§ **WHAT THE EXERCISE ASKS**: Determine how many lines below hold the string "this". Reply with the number alone.

§ **AVAILABLE DATA**:
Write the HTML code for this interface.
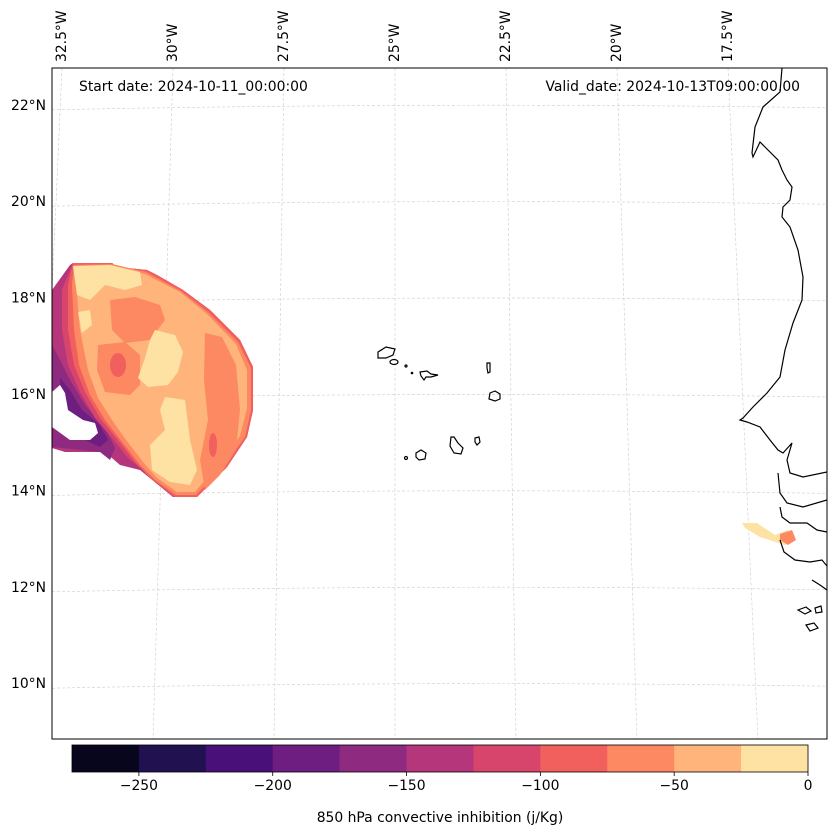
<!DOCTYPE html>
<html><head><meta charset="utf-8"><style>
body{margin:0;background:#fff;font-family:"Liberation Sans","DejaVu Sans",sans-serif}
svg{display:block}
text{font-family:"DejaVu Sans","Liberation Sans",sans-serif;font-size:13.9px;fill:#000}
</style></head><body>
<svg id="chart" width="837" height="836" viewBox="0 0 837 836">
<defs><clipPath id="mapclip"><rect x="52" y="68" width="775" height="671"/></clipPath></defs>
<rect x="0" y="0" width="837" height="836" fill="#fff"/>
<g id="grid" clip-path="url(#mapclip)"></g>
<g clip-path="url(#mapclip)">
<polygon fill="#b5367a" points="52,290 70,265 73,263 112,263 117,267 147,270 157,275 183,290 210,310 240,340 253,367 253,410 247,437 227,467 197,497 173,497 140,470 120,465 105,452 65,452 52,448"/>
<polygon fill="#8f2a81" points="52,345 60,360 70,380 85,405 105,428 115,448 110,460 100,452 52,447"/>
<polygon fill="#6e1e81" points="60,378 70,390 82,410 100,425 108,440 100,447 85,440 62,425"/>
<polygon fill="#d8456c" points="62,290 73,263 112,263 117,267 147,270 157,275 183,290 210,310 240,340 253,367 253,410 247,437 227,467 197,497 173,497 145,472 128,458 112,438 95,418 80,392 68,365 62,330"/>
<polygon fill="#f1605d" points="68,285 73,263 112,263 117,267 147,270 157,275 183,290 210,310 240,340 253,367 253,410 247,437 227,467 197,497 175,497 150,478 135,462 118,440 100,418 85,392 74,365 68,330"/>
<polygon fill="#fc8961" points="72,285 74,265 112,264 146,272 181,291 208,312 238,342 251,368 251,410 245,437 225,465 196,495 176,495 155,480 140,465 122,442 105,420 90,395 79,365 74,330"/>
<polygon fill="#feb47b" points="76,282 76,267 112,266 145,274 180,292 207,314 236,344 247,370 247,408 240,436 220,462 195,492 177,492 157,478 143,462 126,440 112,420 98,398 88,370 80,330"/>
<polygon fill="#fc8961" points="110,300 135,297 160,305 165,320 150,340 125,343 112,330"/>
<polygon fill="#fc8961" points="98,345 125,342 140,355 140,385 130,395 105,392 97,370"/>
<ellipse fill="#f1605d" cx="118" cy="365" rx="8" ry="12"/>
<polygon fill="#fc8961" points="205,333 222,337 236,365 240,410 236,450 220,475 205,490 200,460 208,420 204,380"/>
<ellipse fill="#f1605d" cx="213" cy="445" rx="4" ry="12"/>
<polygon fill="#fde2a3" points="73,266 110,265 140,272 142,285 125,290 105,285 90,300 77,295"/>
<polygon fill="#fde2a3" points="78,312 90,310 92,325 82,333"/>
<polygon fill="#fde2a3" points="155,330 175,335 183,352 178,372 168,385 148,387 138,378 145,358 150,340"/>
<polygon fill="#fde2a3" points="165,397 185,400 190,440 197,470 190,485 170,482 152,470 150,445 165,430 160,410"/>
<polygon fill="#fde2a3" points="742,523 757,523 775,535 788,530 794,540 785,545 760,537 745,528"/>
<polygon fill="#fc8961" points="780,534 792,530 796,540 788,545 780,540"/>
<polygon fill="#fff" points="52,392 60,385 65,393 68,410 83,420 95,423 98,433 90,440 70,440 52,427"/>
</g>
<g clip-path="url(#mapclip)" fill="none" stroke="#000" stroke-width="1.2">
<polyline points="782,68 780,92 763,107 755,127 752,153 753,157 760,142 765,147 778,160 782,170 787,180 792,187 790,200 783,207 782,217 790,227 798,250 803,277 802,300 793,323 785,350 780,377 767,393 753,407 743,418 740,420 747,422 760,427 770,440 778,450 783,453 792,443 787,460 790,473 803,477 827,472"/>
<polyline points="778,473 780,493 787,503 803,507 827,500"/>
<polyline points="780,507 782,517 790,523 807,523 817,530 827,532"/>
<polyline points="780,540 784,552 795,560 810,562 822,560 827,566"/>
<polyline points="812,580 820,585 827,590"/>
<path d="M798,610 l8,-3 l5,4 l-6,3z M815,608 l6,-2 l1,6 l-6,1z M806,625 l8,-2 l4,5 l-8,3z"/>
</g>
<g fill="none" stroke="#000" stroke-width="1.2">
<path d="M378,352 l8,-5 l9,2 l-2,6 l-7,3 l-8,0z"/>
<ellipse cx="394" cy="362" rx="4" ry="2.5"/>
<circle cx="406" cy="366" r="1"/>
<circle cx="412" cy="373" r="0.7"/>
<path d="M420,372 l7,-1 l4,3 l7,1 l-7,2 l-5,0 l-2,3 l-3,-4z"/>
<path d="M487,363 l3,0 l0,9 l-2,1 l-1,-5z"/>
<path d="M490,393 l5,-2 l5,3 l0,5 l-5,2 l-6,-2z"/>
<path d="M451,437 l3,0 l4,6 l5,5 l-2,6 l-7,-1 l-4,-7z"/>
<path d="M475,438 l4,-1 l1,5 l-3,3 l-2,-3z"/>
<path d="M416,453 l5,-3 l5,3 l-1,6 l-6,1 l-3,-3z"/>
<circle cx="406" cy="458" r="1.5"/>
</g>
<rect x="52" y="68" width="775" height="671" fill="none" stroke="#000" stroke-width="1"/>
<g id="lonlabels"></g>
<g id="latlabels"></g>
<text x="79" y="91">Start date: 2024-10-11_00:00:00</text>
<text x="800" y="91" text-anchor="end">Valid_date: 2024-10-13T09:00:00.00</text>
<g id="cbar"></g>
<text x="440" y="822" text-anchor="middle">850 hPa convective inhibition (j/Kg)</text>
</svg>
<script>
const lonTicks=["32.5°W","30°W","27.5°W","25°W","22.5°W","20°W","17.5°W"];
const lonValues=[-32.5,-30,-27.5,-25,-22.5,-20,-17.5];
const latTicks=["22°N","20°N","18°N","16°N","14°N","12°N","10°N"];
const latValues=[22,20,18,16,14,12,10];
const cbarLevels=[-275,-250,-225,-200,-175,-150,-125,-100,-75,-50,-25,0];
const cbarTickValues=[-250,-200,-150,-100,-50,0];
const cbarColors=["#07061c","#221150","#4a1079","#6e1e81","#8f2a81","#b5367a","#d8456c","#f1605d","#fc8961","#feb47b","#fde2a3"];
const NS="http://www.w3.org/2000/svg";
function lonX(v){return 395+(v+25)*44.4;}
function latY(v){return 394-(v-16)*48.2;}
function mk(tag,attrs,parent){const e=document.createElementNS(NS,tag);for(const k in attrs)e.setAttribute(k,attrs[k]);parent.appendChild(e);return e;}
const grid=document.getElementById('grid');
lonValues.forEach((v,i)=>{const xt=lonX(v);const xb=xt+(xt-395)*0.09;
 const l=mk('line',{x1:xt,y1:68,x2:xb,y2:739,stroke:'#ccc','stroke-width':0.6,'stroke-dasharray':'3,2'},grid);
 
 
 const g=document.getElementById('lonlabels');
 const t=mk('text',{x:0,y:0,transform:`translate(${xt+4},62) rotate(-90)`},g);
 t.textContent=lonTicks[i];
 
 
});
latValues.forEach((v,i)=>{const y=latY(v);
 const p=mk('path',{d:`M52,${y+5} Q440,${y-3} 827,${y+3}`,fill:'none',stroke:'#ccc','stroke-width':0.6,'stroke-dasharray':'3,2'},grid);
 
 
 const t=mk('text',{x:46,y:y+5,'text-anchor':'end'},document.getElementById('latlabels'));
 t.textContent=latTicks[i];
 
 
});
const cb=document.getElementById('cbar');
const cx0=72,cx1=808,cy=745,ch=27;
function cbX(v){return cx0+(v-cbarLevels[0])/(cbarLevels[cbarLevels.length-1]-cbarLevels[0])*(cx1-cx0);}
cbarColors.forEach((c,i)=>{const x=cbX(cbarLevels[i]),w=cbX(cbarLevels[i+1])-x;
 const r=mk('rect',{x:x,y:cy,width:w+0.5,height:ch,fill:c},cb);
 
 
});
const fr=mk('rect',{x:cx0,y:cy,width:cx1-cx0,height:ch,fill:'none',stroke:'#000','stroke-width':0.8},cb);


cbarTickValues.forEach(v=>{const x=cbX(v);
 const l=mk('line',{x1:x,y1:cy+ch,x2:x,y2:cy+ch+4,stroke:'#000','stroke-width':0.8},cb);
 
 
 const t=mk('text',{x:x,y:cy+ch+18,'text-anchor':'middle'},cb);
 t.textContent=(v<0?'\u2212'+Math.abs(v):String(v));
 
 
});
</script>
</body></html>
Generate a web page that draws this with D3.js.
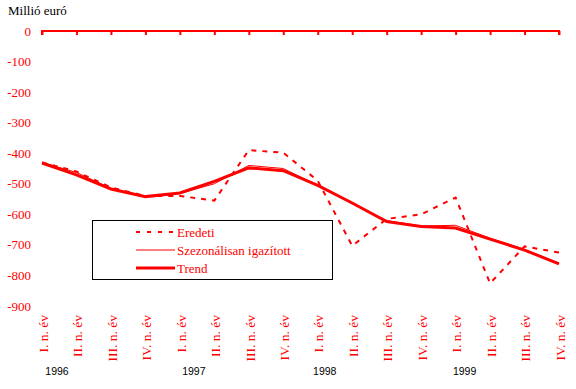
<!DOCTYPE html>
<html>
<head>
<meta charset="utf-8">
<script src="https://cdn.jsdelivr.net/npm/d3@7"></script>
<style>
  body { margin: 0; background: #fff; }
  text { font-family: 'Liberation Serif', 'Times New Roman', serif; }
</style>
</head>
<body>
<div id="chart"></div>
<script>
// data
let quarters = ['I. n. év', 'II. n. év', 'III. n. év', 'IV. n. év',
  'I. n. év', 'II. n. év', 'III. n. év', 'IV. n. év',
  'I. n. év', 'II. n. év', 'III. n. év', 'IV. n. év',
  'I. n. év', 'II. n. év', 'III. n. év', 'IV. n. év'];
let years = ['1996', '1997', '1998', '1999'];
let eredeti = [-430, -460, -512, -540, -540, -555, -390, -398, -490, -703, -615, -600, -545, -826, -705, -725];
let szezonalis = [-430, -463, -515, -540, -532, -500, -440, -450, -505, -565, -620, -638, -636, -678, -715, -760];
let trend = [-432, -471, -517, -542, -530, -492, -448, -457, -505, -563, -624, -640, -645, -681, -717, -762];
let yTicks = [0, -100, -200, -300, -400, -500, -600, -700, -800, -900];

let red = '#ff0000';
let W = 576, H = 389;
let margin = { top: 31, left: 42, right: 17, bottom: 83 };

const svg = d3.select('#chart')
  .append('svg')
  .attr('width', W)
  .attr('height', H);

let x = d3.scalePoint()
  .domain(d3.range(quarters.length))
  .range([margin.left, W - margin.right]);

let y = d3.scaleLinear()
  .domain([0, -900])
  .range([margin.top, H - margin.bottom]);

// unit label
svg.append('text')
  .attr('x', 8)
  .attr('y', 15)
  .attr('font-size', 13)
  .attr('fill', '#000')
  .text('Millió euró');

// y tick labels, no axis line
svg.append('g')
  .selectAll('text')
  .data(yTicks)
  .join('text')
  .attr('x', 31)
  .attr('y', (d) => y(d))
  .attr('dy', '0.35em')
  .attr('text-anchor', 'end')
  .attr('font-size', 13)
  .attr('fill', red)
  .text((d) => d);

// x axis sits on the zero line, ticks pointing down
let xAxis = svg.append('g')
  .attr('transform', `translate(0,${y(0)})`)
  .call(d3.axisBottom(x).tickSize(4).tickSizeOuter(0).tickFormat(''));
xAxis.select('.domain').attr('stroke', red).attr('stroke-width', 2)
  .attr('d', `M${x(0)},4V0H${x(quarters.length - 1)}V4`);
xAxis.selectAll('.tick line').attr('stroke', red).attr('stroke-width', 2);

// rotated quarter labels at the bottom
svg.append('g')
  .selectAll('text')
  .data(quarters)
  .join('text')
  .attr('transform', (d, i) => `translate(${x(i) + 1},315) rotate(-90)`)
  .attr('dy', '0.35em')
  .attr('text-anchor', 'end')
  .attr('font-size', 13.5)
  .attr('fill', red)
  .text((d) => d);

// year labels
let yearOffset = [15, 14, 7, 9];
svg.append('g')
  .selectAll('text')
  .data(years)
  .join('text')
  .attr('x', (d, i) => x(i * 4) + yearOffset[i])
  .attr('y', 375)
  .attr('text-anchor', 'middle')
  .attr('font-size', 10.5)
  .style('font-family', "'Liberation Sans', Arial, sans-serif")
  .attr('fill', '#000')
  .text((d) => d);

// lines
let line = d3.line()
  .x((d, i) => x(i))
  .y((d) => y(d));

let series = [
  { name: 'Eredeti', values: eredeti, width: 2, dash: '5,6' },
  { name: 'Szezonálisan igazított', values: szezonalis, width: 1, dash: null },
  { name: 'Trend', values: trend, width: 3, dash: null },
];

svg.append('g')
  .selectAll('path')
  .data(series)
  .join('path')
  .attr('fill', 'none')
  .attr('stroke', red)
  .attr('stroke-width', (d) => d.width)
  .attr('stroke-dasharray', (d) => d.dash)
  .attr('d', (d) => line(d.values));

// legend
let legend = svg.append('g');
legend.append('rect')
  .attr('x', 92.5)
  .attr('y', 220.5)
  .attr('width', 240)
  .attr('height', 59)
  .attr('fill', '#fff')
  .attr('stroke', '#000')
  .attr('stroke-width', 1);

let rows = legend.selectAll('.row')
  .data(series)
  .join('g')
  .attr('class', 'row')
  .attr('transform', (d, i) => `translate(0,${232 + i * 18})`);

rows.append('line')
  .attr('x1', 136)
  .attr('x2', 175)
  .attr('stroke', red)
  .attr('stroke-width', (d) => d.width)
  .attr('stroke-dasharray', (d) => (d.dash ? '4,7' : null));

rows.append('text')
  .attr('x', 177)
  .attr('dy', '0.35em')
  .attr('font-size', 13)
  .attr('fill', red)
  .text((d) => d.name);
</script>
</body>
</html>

§ **ANSWER**: 2